In early August, scientists on the front lines of COVID-19 provided an up-to-the-minute briefing on the pandemic. Moderated by Dr. Tom Lynch, Fred Hutchinson Cancer Research Center president and director, the virtual event was conceived and planned in July when the virus was retreating and public health restrictions were easing.
"This virus continues to evolve and bring new risks, and the delta variant is the latest curveball," said Lynch, holder of the Raisbeck Endowed Chair. Instead of the original topic, he led a discussion with the panelists about variants, vaccines, and how to respond to a changing virus that is again disrupting plans to return to workplaces, schools and other activities.
Here are a few of the top messages from the wide-ranging discussion.
- "Delta has changed the pandemic for kids," said Dr. Alpana Waghmare, a pediatrician and researcher. Because it's spreading so quickly through communities, more children are getting sick, she said, but "it's not totally clear yet whether delta actually causes more severe disease in kids than other variants." Studies underway will answer that question within the next few weeks, she said, and clinical trials of vaccines for kids under 12 are moving as quickly as possible.
- Not all cancer patients and survivors mount a robust antibody response to vaccines — but vaccination can still protect them against severe disease by triggering other aspects of the immune system, said Dr. Joshua Hill, a physician-scientist who is leading a national study of vaccines in patients undergoing blood stem cell transplantation and CAR T-cell therapy.

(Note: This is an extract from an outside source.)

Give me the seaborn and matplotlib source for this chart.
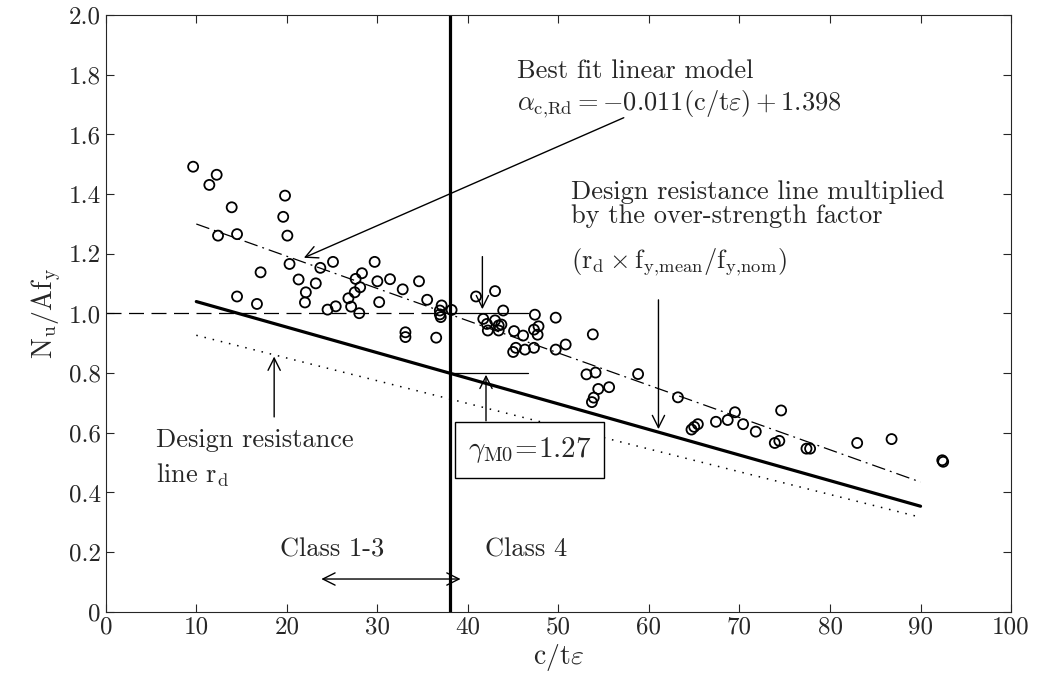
import matplotlib
matplotlib.use("Agg")
import matplotlib.pyplot as plt
import seaborn as sns
import pandas as pd

# ---------------- data ----------------
slenderness = [9.65, 12.25, 11.44, 13.91, 19.8, 19.6, 20.06, 12.4, 14.5, 17.1,
               20.3, 21.3, 22.1, 22.0, 14.5, 16.7, 23.2, 23.7, 25.1, 24.5,
               25.4, 26.8, 27.1, 27.5, 28.1, 27.6, 28.3, 28.0, 29.7, 30.0,
               30.2, 31.4, 32.8, 34.6, 35.5, 37.1, 36.9, 36.9, 37.0, 38.2,
               33.1, 33.1, 36.5, 40.9, 43.0, 43.9, 41.7, 42.1, 42.2, 43.0,
               43.4, 43.4, 43.7, 45.1, 46.1, 47.4, 47.8, 47.3, 47.7, 49.7,
               45.0, 45.3, 46.3, 47.3, 49.7, 50.8, 53.8, 53.1, 54.1, 54.4,
               55.6, 53.9, 53.7, 58.8, 63.2, 64.7, 65.0, 65.4, 67.4, 68.7,
               69.5, 70.4, 71.8, 74.6, 73.9, 74.4, 77.4, 77.8, 83.0, 86.8,
               92.4, 92.5]
resistance = [1.492, 1.465, 1.431, 1.356, 1.395, 1.324, 1.261, 1.261, 1.266, 1.138,
              1.166, 1.114, 1.071, 1.037, 1.057, 1.032, 1.101, 1.153, 1.173, 1.013,
              1.024, 1.051, 1.023, 1.071, 1.088, 1.116, 1.135, 1.001, 1.173, 1.108,
              1.038, 1.115, 1.081, 1.108, 1.046, 1.027, 1.010, 0.997, 0.988, 1.012,
              0.937, 0.921, 0.919, 1.057, 1.075, 1.010, 0.982, 0.965, 0.943, 0.977,
              0.960, 0.943, 0.963, 0.941, 0.926, 0.996, 0.957, 0.946, 0.929, 0.986,
              0.871, 0.885, 0.879, 0.885, 0.879, 0.896, 0.930, 0.796, 0.802, 0.747,
              0.753, 0.718, 0.703, 0.797, 0.719, 0.611, 0.620, 0.629, 0.637, 0.643,
              0.669, 0.629, 0.604, 0.675, 0.566, 0.573, 0.547, 0.547, 0.566, 0.579,
              0.508, 0.503]

fit_x = [10, 90]
fit_y = [1.30, 0.435]
design_over_x = [10, 90]
design_over_y = [1.04, 0.354]
design_x = [10, 90]
design_y = [0.927, 0.317]
unity_x = [0, 38]
unity_y = [1.0, 1.0]
class_limit = 38

x_ticks = [0, 10, 20, 30, 40, 50, 60, 70, 80, 90, 100]
x_ticklabels = ["0", "10", "20", "30", "40", "50", "60", "70", "80", "90", "100"]
y_ticks = [0, 0.2, 0.4, 0.6, 0.8, 1.0, 1.2, 1.4, 1.6, 1.8, 2.0]
y_ticklabels = ["0", "0.2", "0.4", "0.6", "0.8", "1.0", "1.2", "1.4", "1.6", "1.8", "2.0"]

# ---------------- style ----------------
sns.set_style("ticks")
plt.rcParams["font.family"] = ["serif"]
plt.rcParams["font.serif"] = ["cmr10", "DejaVu Serif"]
plt.rcParams["mathtext.fontset"] = "cm"
plt.rcParams["axes.unicode_minus"] = False
plt.rcParams["axes.formatter.use_mathtext"] = True

fig = plt.figure(figsize=(10.37, 6.89), dpi=100)
ax = fig.add_axes([0.102, 0.112, 0.873, 0.866])

df_pts = pd.DataFrame({"x": slenderness, "y": resistance})
sns.scatterplot(data=df_pts, x="x", y="y", ax=ax, marker="o", s=52,
                facecolor="none", edgecolor="black", linewidth=1.3, zorder=3)

sns.lineplot(x=fit_x, y=fit_y, ax=ax, color="black", lw=0.9,
             linestyle=(0, (11, 4, 1.5, 4)), zorder=2)
sns.lineplot(x=design_over_x, y=design_over_y, ax=ax, color="black", lw=2.3, zorder=2)
sns.lineplot(x=design_x, y=design_y, ax=ax, color="black", lw=1.1,
             linestyle=(0, (1, 4.5)), zorder=2)
sns.lineplot(x=unity_x, y=unity_y, ax=ax, color="black", lw=0.9,
             linestyle=(0, (12, 6)), zorder=2)
ax.axvline(class_limit, color="black", lw=2.3, zorder=2)

# ratio marks
ax.plot([38, 46.6], [1.0, 1.0], color="black", lw=0.9)
ax.plot([38, 46.6], [0.8, 0.8], color="black", lw=0.9)

ap = dict(arrowstyle="->", color="black", lw=1.0, mutation_scale=22)
fs = 19

# Best fit annotation
ax.text(45.4, 1.813, "Best fit linear model", fontsize=fs, va="center", ha="left")
ax.text(45.4, 1.702, r"$\alpha_{\mathrm{c{,}Rd}} = -0.011(\mathrm{c/t}\varepsilon) + 1.398$",
        fontsize=fs, va="center", ha="left")
ax.annotate("", xy=(21.6, 1.183), xytext=(57.5, 1.66), arrowprops=ap)

# Design resistance line multiplied
ax.text(51.4, 1.406, "Design resistance line multiplied", fontsize=fs, va="center", ha="left")
ax.text(51.4, 1.328, "by the over-strength factor", fontsize=fs, va="center", ha="left")
ax.text(51.4, 1.172, r"$(\mathrm{r_d} \times \mathrm{f_{y{,}mean}/f_{y{,}nom}})$",
        fontsize=fs, va="center", ha="left")
ax.annotate("", xy=(61.05, 0.603), xytext=(61.05, 1.055), arrowprops=ap)

# Design resistance line r_d
ax.text(5.6, 0.575, "Design resistance", fontsize=fs, va="center", ha="left")
ax.text(5.6, 0.458, r"line $\mathrm{r_d}$", fontsize=fs, va="center", ha="left")
ax.annotate("", xy=(18.6, 0.865), xytext=(18.6, 0.644), arrowprops=ap)

# gamma M0
ax.text(46.8, 0.543, r"$\gamma_{\mathrm{M0}}\!=\!1.27$", fontsize=21, va="center", ha="center",
        bbox=dict(boxstyle="square,pad=0.45", facecolor="white", edgecolor="black", lw=1.0))
ax.annotate("", xy=(42.0, 0.804), xytext=(42.0, 0.631), arrowprops=ap)
ax.annotate("", xy=(41.6, 1.005), xytext=(41.6, 1.2), arrowprops=ap)

# Class arrows
ax.text(19.2, 0.21, "Class 1-3", fontsize=fs, va="center", ha="left")
ax.text(41.9, 0.21, "Class 4", fontsize=fs, va="center", ha="left")
ax.annotate("", xy=(23.5, 0.11), xytext=(39.5, 0.11),
            arrowprops=dict(arrowstyle="<->", color="black", lw=1.0, mutation_scale=22))

ax.set_xlim(0, 100)
ax.set_ylim(0, 2.0)
ax.set_xticks(x_ticks)
ax.set_xticklabels(x_ticklabels)
ax.set_yticks(y_ticks)
ax.set_yticklabels(y_ticklabels)
ax.tick_params(direction="in", top=True, right=True, labelsize=18, length=6, width=0.8)
for sp in ax.spines.values():
    sp.set_linewidth(0.8)
    sp.set_visible(True)
ax.set_xlabel(r"$\mathrm{c/t}\varepsilon$", fontsize=20, labelpad=2)
ax.set_ylabel(r"$\mathrm{N_u/Af_y}$", fontsize=20, labelpad=4)

fig.savefig("out.png", dpi=100)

- While healthy people who are fully vaccinated are experiencing more breakthrough infections with the delta variant, "the vaccines are still extremely effective in preventing hospitalization and death," noted Hill.
- Dr. Trevor Bedford, a leading expert on the virus’s evolution, predicts that in the future we'll need annual vaccinations against COVID-19 variants to reduce illness and death, just as we do now for seasonal flu. "The virus won't be an existential threat," he said, "but something that demands a consistent public health resolve to deal with."
- Finally, Waghmare noted, "Change is an inherent part of this pandemic, and we need to keep following the science."
More than 20% of Hutch researchers are working on projects related to COVID-19. They are seeking to understand its spread, develop vaccines and treatments, and uncover how the virus attacks our immune systems.